Günah işleyerek cennetten kovulan insanoğlu günahkardır. Ne var ki, Tanrı, insana kurtuluşu için de açık kapı bırakmıştır:
Bu, "Tanrıya tövbe ile iman şartlarını kabul ederek yaşarlarsa, Tanrı lütfuyla sonsuz cezadan kurtulmaları mümkündür," olarak tanımlanabilir.
Bu lütufa ulaşabilmek için dünyadaki her maddiyattan vaz geçmek gerekmektedir.
Hümanizmin en makul, kabul edilebilir öğretisi, savaş ve öldürme karşıtlığıdır.Bunun yerine, “Sana tokat atana sen öteki yanağını da uzat,” anlayışı dikte edilir.

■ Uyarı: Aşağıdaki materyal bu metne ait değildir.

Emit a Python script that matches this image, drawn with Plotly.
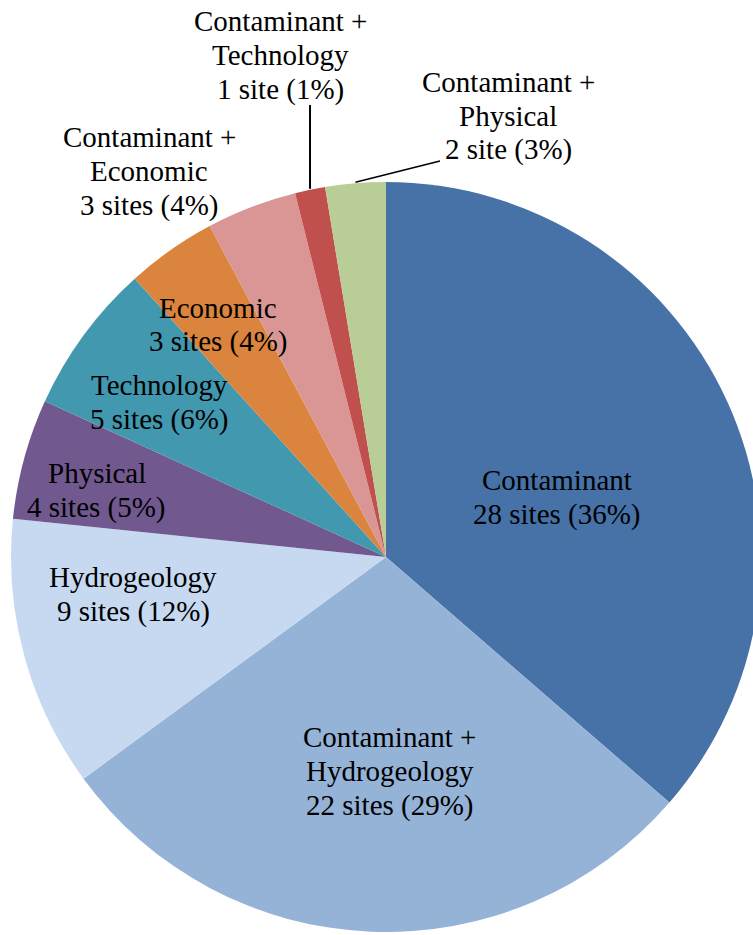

"SAVAŞMA, SEVİŞ!",bir zamanlar, dönemin hippy gençliğinin baş sloganıydı.
İFRAT; herhangi bir konuda çok ileri gitme, ölçüyü aşma, aşırı davranma manasına gelir. TEFRİT ise herhangi bir konuda geri kalmayı ifade eder. Her ifrat tefriti yaratır; ya da tersi, her tefrit ifratı yaratır.Hristiyanlıktaki bu hümanizm anlayışı da her ifrat gibi tefriti beraberinde getirmiştir.
İslam felsefesindeki anlayış, hıristiyanlıktan oldukça farklıdır.
Bediüzzaman’dan şöyle bir hatırlatma gelir:
“Hayat-ı içtimaiye-i beşeriyede bir çığır açan, eğer kâinattaki kanun-u fıtrata muvafık hareket etmezse; hayırlı işlerde ve terakkide muvaffak olamaz. Bütün hareketi şerr ve tahrib hesabına geçer.”(Lem’alar)
İnsan odaklı bir ideolojiyi, dine alternatifmiş gibi sunanlar, ön yargılarını bir tarafa bırakıp şu İlahî fermanı dikkatle incelemelidirler:
Şems Suresinde Allah, bir takım mahluklarına kasem ediyor, bunların başında “Şems” yani güneş geliyor, son kasem ise insan nefsine ediliyor. Kasem, yemin demektir. Bu kasemlerden sonra bir haber veriliyor:
“Nefsini kötülüklerden arındıranlar kurtuluşa ermiş, onu kötülüklere daldıran da ziyan (zarar) etmiştir.”(Şems, 91/9, 10)
Nefse kasemle ilgili kısmın meali şöyle:
“Nefse (ruha, insanın zatına) ve onu en güzel şekilde biçimlendirene, sonra ona kötülük duygusunu da sakınıp iyi olmayı da birlikte ilham edene(yemin ederim ki)”
Örnekler çoğaltılabilir...
Hak dine karşı çıkanlar insanın yaratılışını dikkate almıyor, onu tesadüfen insan olmuş bir canlı olarak görüyor, sonra da kalkıp insan odaklı bir ahlâk sistemi kurmak istiyorlar.
Bu sistem, insanın yaratıcısını düşünmeden, insan tabiatına neleri koyduğunu ve bunların nasıl kullanılması gerektiğini dikkate almadan kurulamaz.
Aksi yola girmek açık bir tenakuzdur, insana ters düşmektir.